### TASK INSTRUCTIONS
Return the listing below exactly, with the pictures dropped.

### DATASET CONTENT
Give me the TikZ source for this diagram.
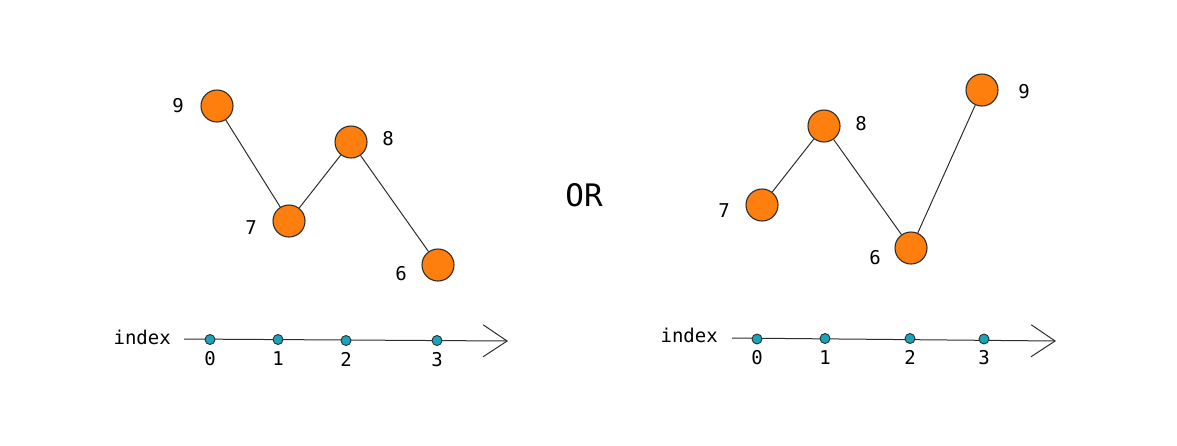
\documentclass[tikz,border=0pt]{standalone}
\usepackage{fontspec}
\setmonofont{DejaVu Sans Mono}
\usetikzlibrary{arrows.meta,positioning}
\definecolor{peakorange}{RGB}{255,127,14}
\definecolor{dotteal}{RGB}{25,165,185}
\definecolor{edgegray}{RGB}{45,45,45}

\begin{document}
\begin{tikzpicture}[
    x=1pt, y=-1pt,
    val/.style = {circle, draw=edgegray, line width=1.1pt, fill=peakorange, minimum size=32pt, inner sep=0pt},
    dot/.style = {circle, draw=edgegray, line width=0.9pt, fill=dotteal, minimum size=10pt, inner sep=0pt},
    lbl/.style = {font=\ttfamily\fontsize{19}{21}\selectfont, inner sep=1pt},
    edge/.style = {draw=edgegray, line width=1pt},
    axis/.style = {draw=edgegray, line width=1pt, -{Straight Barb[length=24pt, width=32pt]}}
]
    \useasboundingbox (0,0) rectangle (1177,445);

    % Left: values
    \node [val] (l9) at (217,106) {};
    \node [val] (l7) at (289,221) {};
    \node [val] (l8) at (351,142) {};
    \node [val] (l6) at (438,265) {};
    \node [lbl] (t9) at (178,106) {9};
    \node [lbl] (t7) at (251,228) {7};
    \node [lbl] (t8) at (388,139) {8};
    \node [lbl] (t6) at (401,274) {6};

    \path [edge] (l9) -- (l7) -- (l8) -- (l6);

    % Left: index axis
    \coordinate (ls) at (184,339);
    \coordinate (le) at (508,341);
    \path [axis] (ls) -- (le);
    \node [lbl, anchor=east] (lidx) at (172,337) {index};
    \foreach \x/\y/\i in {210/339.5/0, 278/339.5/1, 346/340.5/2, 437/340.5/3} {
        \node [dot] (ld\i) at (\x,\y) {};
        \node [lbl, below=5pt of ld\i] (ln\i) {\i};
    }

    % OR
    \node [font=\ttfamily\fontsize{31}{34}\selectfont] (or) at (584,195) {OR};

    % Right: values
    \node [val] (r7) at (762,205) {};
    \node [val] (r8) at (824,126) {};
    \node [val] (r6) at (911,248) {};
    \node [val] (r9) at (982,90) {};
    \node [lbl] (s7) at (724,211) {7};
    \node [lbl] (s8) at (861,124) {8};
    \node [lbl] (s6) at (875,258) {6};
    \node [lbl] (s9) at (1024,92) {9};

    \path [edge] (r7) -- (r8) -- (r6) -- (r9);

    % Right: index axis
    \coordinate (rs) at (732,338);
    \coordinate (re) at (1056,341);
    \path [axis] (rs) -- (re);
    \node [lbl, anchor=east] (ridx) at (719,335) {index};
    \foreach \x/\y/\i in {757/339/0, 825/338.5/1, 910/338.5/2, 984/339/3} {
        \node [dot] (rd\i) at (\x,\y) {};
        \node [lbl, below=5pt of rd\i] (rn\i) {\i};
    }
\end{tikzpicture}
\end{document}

### SOLUTION TO THE PROBLEM
Give me the TikZ source for this diagram.
\documentclass[tikz,border=0pt]{standalone}
\usepackage{fontspec}
\setmonofont{DejaVu Sans Mono}
\usetikzlibrary{arrows.meta,positioning}
\definecolor{peakorange}{RGB}{255,127,14}
\definecolor{dotteal}{RGB}{25,165,185}
\definecolor{edgegray}{RGB}{45,45,45}

\begin{document}
\begin{tikzpicture}[
    x=1pt, y=-1pt,
    val/.style = {circle, draw=edgegray, line width=1.1pt, fill=peakorange, minimum size=32pt, inner sep=0pt},
    dot/.style = {circle, draw=edgegray, line width=0.9pt, fill=dotteal, minimum size=10pt, inner sep=0pt},
    lbl/.style = {font=\ttfamily\fontsize{19}{21}\selectfont, inner sep=1pt},
    edge/.style = {draw=edgegray, line width=1pt},
    axis/.style = {draw=edgegray, line width=1pt, -{Straight Barb[length=24pt, width=32pt]}}
]
    \useasboundingbox (0,0) rectangle (1177,445);

    % Left: values
    \node [val] (l9) at (217,106) {};
    \node [val] (l7) at (289,221) {};
    \node [val] (l8) at (351,142) {};
    \node [val] (l6) at (438,265) {};
    \node [lbl] (t9) at (178,106) {9};
    \node [lbl] (t7) at (251,228) {7};
    \node [lbl] (t8) at (388,139) {8};
    \node [lbl] (t6) at (401,274) {6};

    \path [edge] (l9) -- (l7) -- (l8) -- (l6);

    % Left: index axis
    \coordinate (ls) at (184,339);
    \coordinate (le) at (508,341);
    \path [axis] (ls) -- (le);
    \node [lbl, anchor=east] (lidx) at (172,337) {index};
    \foreach \x/\y/\i in {210/339.5/0, 278/339.5/1, 346/340.5/2, 437/340.5/3} {
        \node [dot] (ld\i) at (\x,\y) {};
        \node [lbl, below=5pt of ld\i] (ln\i) {\i};
    }

    % OR
    \node [font=\ttfamily\fontsize{31}{34}\selectfont] (or) at (584,195) {OR};

    % Right: values
    \node [val] (r7) at (762,205) {};
    \node [val] (r8) at (824,126) {};
    \node [val] (r6) at (911,248) {};
    \node [val] (r9) at (982,90) {};
    \node [lbl] (s7) at (724,211) {7};
    \node [lbl] (s8) at (861,124) {8};
    \node [lbl] (s6) at (875,258) {6};
    \node [lbl] (s9) at (1024,92) {9};

    \path [edge] (r7) -- (r8) -- (r6) -- (r9);

    % Right: index axis
    \coordinate (rs) at (732,338);
    \coordinate (re) at (1056,341);
    \path [axis] (rs) -- (re);
    \node [lbl, anchor=east] (ridx) at (719,335) {index};
    \foreach \x/\y/\i in {757/339/0, 825/338.5/1, 910/338.5/2, 984/339/3} {
        \node [dot] (rd\i) at (\x,\y) {};
        \node [lbl, below=5pt of rd\i] (rn\i) {\i};
    }
\end{tikzpicture}
\end{document}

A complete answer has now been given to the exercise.